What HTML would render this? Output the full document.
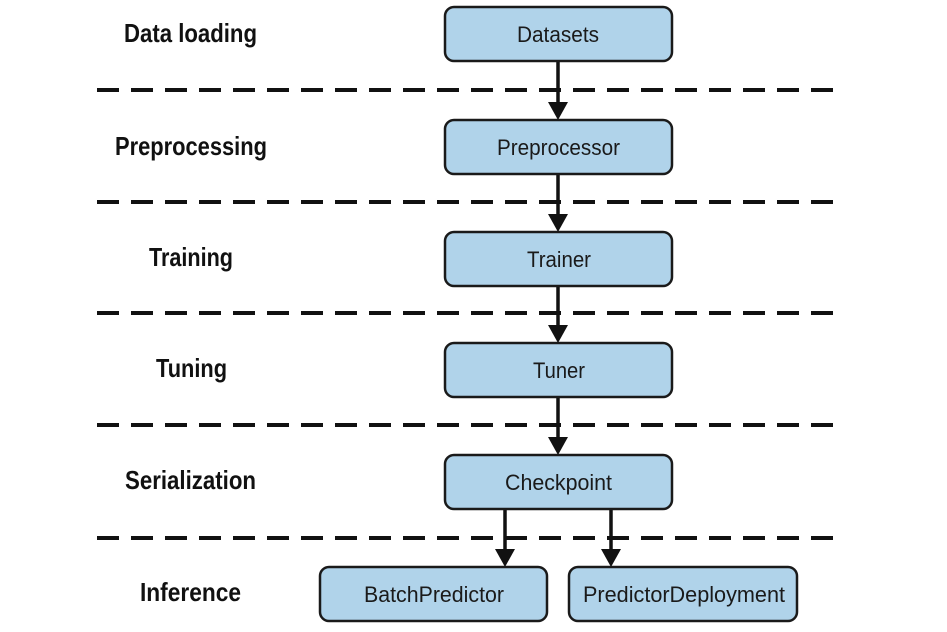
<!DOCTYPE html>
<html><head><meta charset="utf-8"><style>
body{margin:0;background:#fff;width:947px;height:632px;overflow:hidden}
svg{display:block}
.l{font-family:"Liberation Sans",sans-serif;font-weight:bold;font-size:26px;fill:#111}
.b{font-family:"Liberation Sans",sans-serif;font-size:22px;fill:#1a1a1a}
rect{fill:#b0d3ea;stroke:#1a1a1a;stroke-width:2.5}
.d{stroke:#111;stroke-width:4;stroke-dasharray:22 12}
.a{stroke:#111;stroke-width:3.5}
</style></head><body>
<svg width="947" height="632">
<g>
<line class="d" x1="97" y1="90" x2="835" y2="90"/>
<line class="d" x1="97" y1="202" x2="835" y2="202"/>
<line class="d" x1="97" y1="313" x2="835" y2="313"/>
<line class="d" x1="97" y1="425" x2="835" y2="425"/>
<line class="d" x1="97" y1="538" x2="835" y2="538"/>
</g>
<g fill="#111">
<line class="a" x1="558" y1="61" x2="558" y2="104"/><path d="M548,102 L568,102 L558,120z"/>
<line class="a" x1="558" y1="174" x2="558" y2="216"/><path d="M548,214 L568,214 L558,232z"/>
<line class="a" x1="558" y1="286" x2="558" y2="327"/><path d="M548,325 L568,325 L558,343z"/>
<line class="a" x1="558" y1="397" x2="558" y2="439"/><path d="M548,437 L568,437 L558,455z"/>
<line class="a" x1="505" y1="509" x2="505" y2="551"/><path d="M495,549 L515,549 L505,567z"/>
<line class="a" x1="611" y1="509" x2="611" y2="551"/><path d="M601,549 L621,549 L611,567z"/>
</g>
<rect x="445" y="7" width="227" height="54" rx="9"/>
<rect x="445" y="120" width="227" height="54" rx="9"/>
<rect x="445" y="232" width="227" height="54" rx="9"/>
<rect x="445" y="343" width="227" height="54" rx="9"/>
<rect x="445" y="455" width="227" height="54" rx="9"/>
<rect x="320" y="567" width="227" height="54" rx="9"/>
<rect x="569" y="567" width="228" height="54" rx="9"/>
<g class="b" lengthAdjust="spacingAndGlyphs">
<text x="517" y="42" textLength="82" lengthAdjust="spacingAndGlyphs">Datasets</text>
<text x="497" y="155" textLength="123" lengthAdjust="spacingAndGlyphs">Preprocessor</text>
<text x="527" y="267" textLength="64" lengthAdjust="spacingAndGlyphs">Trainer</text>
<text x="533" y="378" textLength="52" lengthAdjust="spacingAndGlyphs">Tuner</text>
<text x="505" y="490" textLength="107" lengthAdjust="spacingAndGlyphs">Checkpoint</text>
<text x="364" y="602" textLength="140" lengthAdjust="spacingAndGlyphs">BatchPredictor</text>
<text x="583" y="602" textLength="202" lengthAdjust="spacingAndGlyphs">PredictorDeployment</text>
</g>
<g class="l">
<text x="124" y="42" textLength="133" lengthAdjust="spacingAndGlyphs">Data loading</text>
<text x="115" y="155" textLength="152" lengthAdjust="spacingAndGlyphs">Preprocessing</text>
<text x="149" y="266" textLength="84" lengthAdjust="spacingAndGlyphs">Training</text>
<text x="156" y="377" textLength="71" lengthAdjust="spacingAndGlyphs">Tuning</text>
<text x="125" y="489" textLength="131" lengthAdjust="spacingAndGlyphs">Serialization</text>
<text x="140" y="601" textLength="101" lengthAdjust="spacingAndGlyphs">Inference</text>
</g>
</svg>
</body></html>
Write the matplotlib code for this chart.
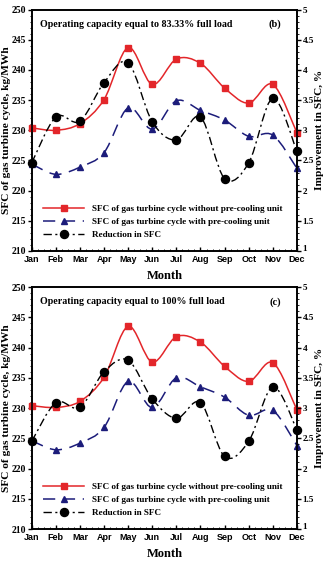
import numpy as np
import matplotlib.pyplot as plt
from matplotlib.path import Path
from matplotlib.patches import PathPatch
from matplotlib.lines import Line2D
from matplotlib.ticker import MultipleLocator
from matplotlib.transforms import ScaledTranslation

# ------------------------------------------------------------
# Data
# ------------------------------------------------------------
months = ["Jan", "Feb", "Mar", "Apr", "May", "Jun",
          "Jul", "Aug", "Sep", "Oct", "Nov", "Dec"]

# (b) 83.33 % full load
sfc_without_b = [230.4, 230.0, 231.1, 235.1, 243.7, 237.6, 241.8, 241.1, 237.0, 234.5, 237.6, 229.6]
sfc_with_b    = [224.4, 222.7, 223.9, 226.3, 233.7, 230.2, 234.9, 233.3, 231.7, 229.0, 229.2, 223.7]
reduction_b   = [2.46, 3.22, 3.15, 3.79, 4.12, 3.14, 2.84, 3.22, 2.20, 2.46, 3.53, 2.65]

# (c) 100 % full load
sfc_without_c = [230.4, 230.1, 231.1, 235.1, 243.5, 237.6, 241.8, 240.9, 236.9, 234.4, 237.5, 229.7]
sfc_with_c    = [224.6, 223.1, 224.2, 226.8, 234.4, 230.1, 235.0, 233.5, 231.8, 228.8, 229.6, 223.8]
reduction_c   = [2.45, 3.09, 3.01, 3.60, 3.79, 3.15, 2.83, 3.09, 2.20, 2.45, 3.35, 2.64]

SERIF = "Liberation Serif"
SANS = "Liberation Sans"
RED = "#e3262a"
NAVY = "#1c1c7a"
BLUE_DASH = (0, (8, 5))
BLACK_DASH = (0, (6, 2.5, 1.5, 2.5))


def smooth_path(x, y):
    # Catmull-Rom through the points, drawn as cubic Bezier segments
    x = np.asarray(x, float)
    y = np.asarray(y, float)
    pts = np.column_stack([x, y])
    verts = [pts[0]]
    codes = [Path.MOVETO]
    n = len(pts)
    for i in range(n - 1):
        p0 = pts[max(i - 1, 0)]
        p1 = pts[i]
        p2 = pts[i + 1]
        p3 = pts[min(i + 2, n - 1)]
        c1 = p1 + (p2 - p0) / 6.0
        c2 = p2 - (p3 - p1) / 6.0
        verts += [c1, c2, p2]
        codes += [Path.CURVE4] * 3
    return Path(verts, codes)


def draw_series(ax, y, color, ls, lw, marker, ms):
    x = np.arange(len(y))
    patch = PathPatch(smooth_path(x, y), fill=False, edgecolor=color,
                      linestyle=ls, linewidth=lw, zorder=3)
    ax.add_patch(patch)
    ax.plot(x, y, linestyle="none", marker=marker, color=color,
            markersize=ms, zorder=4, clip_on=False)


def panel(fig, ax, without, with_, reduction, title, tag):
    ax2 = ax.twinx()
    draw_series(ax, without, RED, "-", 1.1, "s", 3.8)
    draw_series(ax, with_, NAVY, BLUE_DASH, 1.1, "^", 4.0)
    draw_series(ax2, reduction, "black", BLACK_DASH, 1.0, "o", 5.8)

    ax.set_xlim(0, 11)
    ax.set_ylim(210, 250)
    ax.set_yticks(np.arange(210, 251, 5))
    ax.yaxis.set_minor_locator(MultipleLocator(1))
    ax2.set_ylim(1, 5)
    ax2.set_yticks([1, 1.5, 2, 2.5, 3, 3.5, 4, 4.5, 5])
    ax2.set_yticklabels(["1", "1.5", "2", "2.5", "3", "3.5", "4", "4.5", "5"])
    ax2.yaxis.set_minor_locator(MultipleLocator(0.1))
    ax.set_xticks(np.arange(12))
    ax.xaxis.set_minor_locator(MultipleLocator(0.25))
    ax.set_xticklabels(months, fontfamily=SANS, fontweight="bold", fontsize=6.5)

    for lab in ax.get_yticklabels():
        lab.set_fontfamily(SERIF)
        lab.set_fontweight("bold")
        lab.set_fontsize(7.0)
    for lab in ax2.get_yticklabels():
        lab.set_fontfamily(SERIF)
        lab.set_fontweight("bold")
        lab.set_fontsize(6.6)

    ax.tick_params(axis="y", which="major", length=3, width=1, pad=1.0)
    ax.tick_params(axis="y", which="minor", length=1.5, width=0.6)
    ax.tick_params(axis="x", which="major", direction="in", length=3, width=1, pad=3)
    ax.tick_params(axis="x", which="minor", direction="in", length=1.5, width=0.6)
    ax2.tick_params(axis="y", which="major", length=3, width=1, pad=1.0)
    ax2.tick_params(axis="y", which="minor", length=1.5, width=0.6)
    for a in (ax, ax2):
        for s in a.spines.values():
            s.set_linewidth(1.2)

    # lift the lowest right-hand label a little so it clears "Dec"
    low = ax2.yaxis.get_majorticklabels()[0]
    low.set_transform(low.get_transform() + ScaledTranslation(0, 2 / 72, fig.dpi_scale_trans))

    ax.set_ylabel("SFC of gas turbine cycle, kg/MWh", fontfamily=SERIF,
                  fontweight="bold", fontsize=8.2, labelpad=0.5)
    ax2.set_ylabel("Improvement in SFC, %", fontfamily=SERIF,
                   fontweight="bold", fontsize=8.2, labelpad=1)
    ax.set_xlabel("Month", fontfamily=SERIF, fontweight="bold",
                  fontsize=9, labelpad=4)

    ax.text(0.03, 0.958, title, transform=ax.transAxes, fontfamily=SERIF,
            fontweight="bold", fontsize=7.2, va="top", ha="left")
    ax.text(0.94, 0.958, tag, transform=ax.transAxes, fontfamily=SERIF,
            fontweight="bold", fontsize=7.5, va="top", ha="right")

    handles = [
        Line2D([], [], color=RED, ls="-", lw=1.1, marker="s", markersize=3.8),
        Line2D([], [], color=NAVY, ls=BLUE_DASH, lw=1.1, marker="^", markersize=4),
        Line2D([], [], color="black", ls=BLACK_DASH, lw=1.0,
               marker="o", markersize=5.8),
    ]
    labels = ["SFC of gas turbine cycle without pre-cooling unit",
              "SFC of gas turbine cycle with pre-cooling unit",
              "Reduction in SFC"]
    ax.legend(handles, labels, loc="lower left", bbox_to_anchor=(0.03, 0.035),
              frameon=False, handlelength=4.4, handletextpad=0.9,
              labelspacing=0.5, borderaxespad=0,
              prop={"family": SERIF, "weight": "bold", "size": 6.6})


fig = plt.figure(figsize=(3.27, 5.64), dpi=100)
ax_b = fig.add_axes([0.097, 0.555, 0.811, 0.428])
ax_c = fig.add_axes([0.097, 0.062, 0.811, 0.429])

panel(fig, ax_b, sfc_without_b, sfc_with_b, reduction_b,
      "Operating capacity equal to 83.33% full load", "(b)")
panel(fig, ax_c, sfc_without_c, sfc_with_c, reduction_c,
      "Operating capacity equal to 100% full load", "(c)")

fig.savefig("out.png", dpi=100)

···

§ **Given request**
Using the entries above, repeat exactly the lines from the one with "Write the matplotlib code for this chart." to the one with "return Path(verts, codes)", both included, and leave the pictures behind.

§ **Completed task**
Write the matplotlib code for this chart.
import numpy as np
import matplotlib.pyplot as plt
from matplotlib.path import Path
from matplotlib.patches import PathPatch
from matplotlib.lines import Line2D
from matplotlib.ticker import MultipleLocator
from matplotlib.transforms import ScaledTranslation

# ------------------------------------------------------------
# Data
# ------------------------------------------------------------
months = ["Jan", "Feb", "Mar", "Apr", "May", "Jun",
          "Jul", "Aug", "Sep", "Oct", "Nov", "Dec"]

# (b) 83.33 % full load
sfc_without_b = [230.4, 230.0, 231.1, 235.1, 243.7, 237.6, 241.8, 241.1, 237.0, 234.5, 237.6, 229.6]
sfc_with_b    = [224.4, 222.7, 223.9, 226.3, 233.7, 230.2, 234.9, 233.3, 231.7, 229.0, 229.2, 223.7]
reduction_b   = [2.46, 3.22, 3.15, 3.79, 4.12, 3.14, 2.84, 3.22, 2.20, 2.46, 3.53, 2.65]

# (c) 100 % full load
sfc_without_c = [230.4, 230.1, 231.1, 235.1, 243.5, 237.6, 241.8, 240.9, 236.9, 234.4, 237.5, 229.7]
sfc_with_c    = [224.6, 223.1, 224.2, 226.8, 234.4, 230.1, 235.0, 233.5, 231.8, 228.8, 229.6, 223.8]
reduction_c   = [2.45, 3.09, 3.01, 3.60, 3.79, 3.15, 2.83, 3.09, 2.20, 2.45, 3.35, 2.64]

SERIF = "Liberation Serif"
SANS = "Liberation Sans"
RED = "#e3262a"
NAVY = "#1c1c7a"
BLUE_DASH = (0, (8, 5))
BLACK_DASH = (0, (6, 2.5, 1.5, 2.5))


def smooth_path(x, y):
    # Catmull-Rom through the points, drawn as cubic Bezier segments
    x = np.asarray(x, float)
    y = np.asarray(y, float)
    pts = np.column_stack([x, y])
    verts = [pts[0]]
    codes = [Path.MOVETO]
    n = len(pts)
    for i in range(n - 1):
        p0 = pts[max(i - 1, 0)]
        p1 = pts[i]
        p2 = pts[i + 1]
        p3 = pts[min(i + 2, n - 1)]
        c1 = p1 + (p2 - p0) / 6.0
        c2 = p2 - (p3 - p1) / 6.0
        verts += [c1, c2, p2]
        codes += [Path.CURVE4] * 3
    return Path(verts, codes)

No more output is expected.